Washington Insider -- Tuesday

US, China Clashes Continue

Here's a quick monitor of Washington farm and trade policy issues from DTN's well-placed observer.


Vilsack Talks Food Inflation, Livestock Regs

USDA Secretary Tom Vilsack predicted the rise in U.S. food prices seen in June will start to moderate despite the concerns over inflationary pressures in the U.S. economy.

"There are certain selective items in the grocery store folks may see for a period of time increased costs," Vilsack said Friday in an interview on Bloomberg Television's Balance of Power with David Westin. "We think this will even out as we begin to recover, as we begin to get the supply and demand in better balance."

Meanwhile, Vilsack signaled USDA would soon announce proposed regulations to provide more protection to livestock producers in their dealings with the highly consolidated meatpacking industry. President Joe Biden's executive order on competition instructed the USDA to consider stronger regulations. "I think we will see significant action on that in the very near term," Vilsack said in the session.

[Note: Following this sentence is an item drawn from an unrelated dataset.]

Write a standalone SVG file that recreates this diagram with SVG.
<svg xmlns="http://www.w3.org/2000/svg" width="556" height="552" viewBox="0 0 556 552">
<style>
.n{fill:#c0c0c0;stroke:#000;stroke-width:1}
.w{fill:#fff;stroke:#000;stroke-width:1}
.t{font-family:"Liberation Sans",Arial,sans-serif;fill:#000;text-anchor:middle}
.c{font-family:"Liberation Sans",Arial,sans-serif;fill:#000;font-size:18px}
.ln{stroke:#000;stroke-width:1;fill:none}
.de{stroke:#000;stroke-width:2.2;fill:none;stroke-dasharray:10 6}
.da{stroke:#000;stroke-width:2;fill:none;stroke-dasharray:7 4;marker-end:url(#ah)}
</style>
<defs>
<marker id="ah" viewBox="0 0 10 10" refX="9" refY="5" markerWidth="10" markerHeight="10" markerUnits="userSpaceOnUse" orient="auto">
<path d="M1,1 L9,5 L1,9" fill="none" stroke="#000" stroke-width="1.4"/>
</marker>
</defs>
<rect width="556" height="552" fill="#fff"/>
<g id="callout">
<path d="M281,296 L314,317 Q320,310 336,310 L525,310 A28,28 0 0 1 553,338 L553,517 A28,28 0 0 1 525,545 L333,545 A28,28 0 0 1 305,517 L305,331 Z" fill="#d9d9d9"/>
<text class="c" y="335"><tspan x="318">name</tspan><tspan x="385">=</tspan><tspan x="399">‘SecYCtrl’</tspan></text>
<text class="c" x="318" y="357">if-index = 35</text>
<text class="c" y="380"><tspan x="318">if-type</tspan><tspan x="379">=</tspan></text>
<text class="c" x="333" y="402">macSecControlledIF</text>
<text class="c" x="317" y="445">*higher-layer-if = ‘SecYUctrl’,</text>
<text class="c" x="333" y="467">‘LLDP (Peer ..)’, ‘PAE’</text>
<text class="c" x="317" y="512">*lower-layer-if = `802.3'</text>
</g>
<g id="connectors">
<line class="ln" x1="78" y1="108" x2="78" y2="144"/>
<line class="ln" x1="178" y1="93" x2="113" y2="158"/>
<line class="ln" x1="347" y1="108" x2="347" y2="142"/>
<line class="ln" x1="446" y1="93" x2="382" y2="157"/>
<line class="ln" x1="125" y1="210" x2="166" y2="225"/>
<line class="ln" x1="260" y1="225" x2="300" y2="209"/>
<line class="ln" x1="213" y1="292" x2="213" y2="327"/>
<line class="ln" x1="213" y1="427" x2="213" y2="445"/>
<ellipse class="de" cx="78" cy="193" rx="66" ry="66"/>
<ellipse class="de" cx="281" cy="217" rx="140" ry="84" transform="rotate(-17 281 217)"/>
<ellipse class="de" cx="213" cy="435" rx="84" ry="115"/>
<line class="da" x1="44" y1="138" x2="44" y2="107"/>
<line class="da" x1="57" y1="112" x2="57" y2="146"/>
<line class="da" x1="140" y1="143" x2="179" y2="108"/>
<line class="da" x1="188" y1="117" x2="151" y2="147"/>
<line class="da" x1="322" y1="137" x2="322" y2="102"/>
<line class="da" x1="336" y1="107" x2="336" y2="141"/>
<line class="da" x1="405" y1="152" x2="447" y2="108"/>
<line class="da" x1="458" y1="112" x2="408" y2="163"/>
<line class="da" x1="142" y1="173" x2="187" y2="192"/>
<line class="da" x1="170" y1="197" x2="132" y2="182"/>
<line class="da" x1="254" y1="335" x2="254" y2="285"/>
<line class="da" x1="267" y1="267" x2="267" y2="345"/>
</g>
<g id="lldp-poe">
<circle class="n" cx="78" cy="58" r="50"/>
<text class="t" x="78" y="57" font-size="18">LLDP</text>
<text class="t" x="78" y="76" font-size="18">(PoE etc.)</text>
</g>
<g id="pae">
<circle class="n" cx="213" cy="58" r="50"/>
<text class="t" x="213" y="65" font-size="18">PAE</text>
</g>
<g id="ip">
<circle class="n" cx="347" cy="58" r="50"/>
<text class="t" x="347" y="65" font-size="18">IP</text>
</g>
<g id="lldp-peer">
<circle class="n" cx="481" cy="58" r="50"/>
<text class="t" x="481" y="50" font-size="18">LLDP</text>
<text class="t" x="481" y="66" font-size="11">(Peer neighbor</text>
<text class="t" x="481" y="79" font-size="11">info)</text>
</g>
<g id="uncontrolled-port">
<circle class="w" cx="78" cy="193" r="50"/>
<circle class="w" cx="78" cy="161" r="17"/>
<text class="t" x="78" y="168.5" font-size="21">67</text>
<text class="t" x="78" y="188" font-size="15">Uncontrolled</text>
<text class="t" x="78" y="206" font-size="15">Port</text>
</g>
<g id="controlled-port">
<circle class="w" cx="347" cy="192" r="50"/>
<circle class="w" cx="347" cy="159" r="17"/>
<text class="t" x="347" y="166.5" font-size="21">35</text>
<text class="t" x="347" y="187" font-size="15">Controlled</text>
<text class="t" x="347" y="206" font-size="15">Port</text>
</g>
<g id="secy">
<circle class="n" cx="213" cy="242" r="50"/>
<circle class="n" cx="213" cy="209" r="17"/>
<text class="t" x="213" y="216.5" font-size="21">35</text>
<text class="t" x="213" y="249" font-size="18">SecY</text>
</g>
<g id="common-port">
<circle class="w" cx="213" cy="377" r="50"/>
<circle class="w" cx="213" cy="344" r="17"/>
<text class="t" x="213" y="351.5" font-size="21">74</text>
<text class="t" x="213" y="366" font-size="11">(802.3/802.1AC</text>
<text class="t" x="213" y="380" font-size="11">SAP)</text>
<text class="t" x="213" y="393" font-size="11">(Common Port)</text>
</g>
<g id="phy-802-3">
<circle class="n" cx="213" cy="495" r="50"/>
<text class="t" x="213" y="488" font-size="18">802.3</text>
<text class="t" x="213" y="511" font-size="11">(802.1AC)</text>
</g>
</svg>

China Warns EU Carbon Border Tax Violates Trade Principles

Plans outlined by the European Commission to implement a Carbon Border Adjustment Mechanism (CBAM) from 2026 would force companies sending carbon-intensive products into the European Union (EU) to pay carbon costs on such shipments.

"CBAM is essentially a unilateral measure to extend the climate change issue to the trade sector," said Ministry of Ecology and Environment spokesman Liu Youbin. "It violates WTO principles ... and (will) seriously undermine mutual trust in the global community and the prospects for economic growth."

The U.S. has also raised questions about the potential EU carbon tax, with U.S. Trade Representative Katherine Tai indicating the U.S. would not shy away from confronting the EU on the matter.


Washington Insider: US, China Clashes Continue

The U.S. and China have moved into a contentious stance as the Biden administration has unfolded, and this week has indicated that relationship has not shifted a great deal.

The week opened with U.S. Deputy Secretary of State Wendy Sherman holding in China with top officials, including with Vice Foreign Minister Xie Feng. Interestingly, while that session was still going on, Chinese state media released a statement from Xie contended the U.S. had created an "imaginary enemy" in China to divert attention from domestic U.S. issues.

"The United States wants to reignite the sense of national purpose" with state media reporting that there would be "serious consequences."

Xie urged the U.S. to lift visa restrictions on Communist Party members, their families, and Chinese students; lift sanctions imposed on Chinese leaders, government officials and agencies; remove restrictions on Confucius Institutes and Chinese companies; cancel rulings determining Chinese media as foreign agents; and dropping its request to extradite Huawei financial chief Meng Wanzhou from Canada.

Sherman's meeting with State Councilor and Foreign Minister Wang Yi was labeled "frank and open" relative to "a range of issues, demonstrating the importance of maintaining open lines of communication between our two countries. They discussed ways to set terms for responsible management of the U.S.-China relationship, according to the U.S. State Department.

Sherman "underscored that the United States welcomes the stiff competition between our countries -- and that we intend to continue to strengthen our own competitive hand -- but that we do not seek conflict with the PRC [People's Republic of China]."

While that was unfolding in China, the U.S. and China butted heads at the WTO. The issue is the same one where they recently clashed at the world trade body -- over China's operation of their tariff rate quotas (TRQs) for wheat, rice and corn.

At a meeting of the Dispute Settlement Body, China contested the U.S. request for permission to impose trade retaliation on China over the TRQ issue. That means the matter is now headed to arbitration.

But China also submitted a request for a dispute panel to look at whether it had come into compliance with the WTO ruling on its TRQs which dates back to 2019. The U.S. blocked the request but will not be able to block a second request. The U.S. believes that the retaliatory actions can move ahead while the two sides are in arbitration, but China said the arbitration should be suspended until the determination is made on whether they have changed their TRQ program and come into compliance with the WTO ruling.

China not only contends that it has come into compliance with the WTO ruling but they are also taking issue with the level of retaliation sought by the U.S.

And China has also made clear that it wants the U.S. tariffs imposed by the Trump administration to be removed. But so far, there has been no sign from the Biden administration that they are ready to take that step either.

So we will see. The level of acrimony continues to rise between the two countries, though no major actions have been taken by either side. Still, the situation should be watched closely in the coming weeks and months, Washington Insider believes.